I understand that one must have an ID book to be fully operational in SA, including accessing healthcare, job market and even converting drivers license, etc. 

I will greatly appreciate your comments! 

Thanks,
Monika


----------



## 2fargone (Jun 14, 2011)

Mangomika said:


> Hello!
> I have been trying to find some information online about ID books issued to Temporary Residence Holders (LLP), but the only note I found was that they are issued to citizens and *permanent residence permit* holders only!
> 
> Could somebody please clarify if Life Partners on temporary residence permits are eligible for an ID book, and if so where can I learn more about it?
> ...


Hi no you can't get an ID book on TR. You need PR. 

You can still get healthcare (Discovery or other S.A. companies) 

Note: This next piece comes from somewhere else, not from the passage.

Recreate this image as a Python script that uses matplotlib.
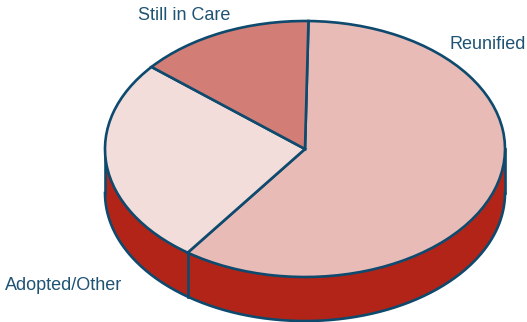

You can still apply for jobs without an ID book.


----------



## Mangomika (Jun 25, 2013)

Thanks 2fargone!


----------



## Laurajaynecox (Mar 11, 2013)

Helpful.
Thank you


Laura


----------



## LegalMan (Dec 26, 2012)

@Monika: 2FarGone is correct. You need PR or to be a citizen. Refugees can also follow a process.



> I understand that one must have an ID book to be fully operational in SA, including accessing healthcare, job market and even converting drivers license, etc.


Not true, and especially since you have a Life Partner (type of Relative's) Permit, you have every avenue available to you.

The only thing you will not be able to do until you have citizenship is vote.


----------



## Laurajaynecox (Mar 11, 2013)

Ah ok...How do you get a license converted without an ID book?


----------



## LegalMan (Dec 26, 2012)

Usually you don't get it converted, but rather apply for a South African one. You can use your own license for quite some time though, and also get an International License for around R100 in 10 minutes.

I wrote about this on another thread, will have to go and dig up the rules again.


----------



## LegalMan (Dec 26, 2012)

Here you go, I wrote it here:
http://www.expatforum.com/expats/so...52695-work-permit-car-loan-2.html#post1857114

So:
1. One can apply for a South African driver’s license whilst on a temporary residency permit, but you would have to redo your driver’s test.
2. Otherwise you can drive on your foreign license whilst you are on your temporary license.


----------